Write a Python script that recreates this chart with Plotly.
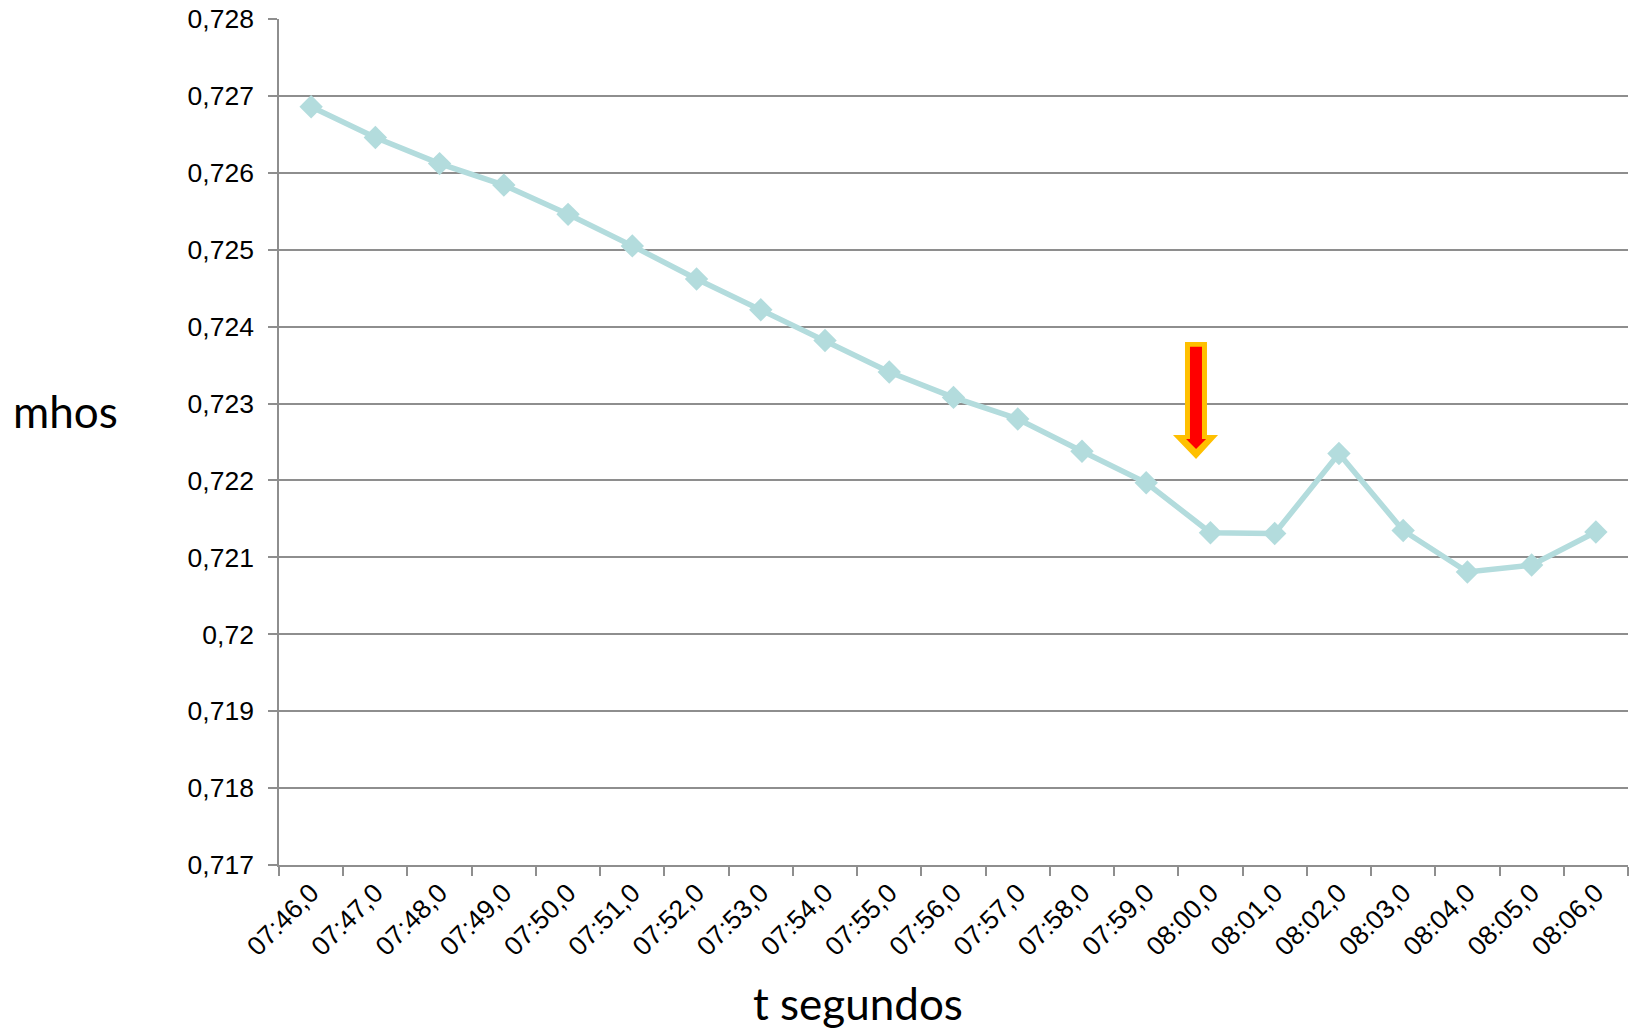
import plotly.graph_objects as go

# ---- data ----
times = ["07:46,0", "07:47,0", "07:48,0", "07:49,0", "07:50,0", "07:51,0", "07:52,0",
         "07:53,0", "07:54,0", "07:55,0", "07:56,0", "07:57,0", "07:58,0", "07:59,0",
         "08:00,0", "08:01,0", "08:02,0", "08:03,0", "08:04,0", "08:05,0", "08:06,0"]
mhos = [0.72686, 0.72646, 0.72612, 0.72584, 0.72546, 0.72505, 0.72462,
        0.72422, 0.72382, 0.72341, 0.72308, 0.72280, 0.72238, 0.72197,
        0.72132, 0.72131, 0.72235, 0.72135, 0.72081, 0.72090, 0.72133]
y_tick_vals = [0.717, 0.718, 0.719, 0.720, 0.721, 0.722, 0.723, 0.724, 0.725, 0.726, 0.727, 0.728]
y_tick_text = ["0,717", "0,718", "0,719", "0,72", "0,721", "0,722", "0,723", "0,724",
               "0,725", "0,726", "0,727", "0,728"]

LINE_COLOR = "#b3dcdd"
GRID = "#8e8e8e"
TICKFONT = dict(family="Liberation Sans, Arial, sans-serif", size=26.5, color="#000000")

fig = go.Figure()
fig.add_trace(go.Scatter(
    x=times, y=mhos, mode="lines+markers",
    line=dict(color=LINE_COLOR, width=5.5),
    marker=dict(symbol="diamond", size=18, color=LINE_COLOR),
    showlegend=False, hoverinfo="skip"))

# arrow (x in paper coords, y in data coords)
def poly(pts):
    return "M " + " L ".join(f"{x},{y}" for x, y in pts) + " Z"

outer = [(0.6716, 0.72380), (0.6879, 0.72380), (0.6879, 0.72259), (0.6961, 0.72259),
         (0.6798, 0.72228), (0.6627, 0.72259), (0.6716, 0.72259)]
inner = [(0.6753, 0.72374), (0.6842, 0.72374), (0.6842, 0.72254), (0.6872, 0.72254),
         (0.6798, 0.72241), (0.6724, 0.72254), (0.6753, 0.72254)]

shapes = [
    dict(type="path", xref="paper", yref="y", path=poly(outer),
         fillcolor="#ffc000", line=dict(width=0)),
    dict(type="path", xref="paper", yref="y", path=poly(inner),
         fillcolor="#ff0000", line=dict(width=0)),
]

fig.update_layout(
    width=1629, height=1029,
    margin=dict(l=279, r=1, t=19, b=164, autoexpand=False),
    paper_bgcolor="white", plot_bgcolor="white",
    shapes=shapes,
    xaxis=dict(
        type="category", range=[-0.5, len(times) - 0.5], autorange=False,
        tickangle=-45, tickfont=TICKFONT, automargin=False,
        showgrid=False, showline=True, linecolor=GRID, linewidth=1.5,
        ticks="outside", ticklen=9, tickcolor=GRID, tickwidth=1.5,
        tickson="boundaries", zeroline=False),
    yaxis=dict(
        range=[0.717, 0.728], autorange=False, automargin=False,
        tickvals=y_tick_vals, ticktext=y_tick_text,
        tickfont=TICKFONT, showgrid=True, gridcolor=GRID, gridwidth=1.5,
        showline=True, linecolor=GRID, linewidth=1.5,
        ticks="outside", ticklen=9, tickcolor=GRID, tickwidth=1.5,
        ticklabelstandoff=9, zeroline=False),
    annotations=[
        dict(text="mhos", xref="paper", yref="paper", x=-0.1586, y=0.5366,
             xanchor="center", yanchor="middle", showarrow=False,
             font=dict(family="Lato, sans-serif", size=44, color="#000000")),
        dict(text="t segundos", xref="paper", yref="paper", x=0.4295, y=-0.1631,
             xanchor="center", yanchor="middle", showarrow=False,
             font=dict(family="Lato, sans-serif", size=44, color="#000000")),
    ],
)

fig.write_html(
    "out.html",
    config={"displayModeBar": False},
    post_script="document.body.style.margin='0';document.body.style.overflow='hidden';",
)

#### [TASK REQUIREMENTS]
Pictures are excluded; extract exactly the lines from the start of the data through the line that holds "import plotly.graph_objects as go", both ends included.

#### [SOLUTION FOR THIS EXERCISE]
Write a Python script that recreates this chart with Plotly.
import plotly.graph_objects as go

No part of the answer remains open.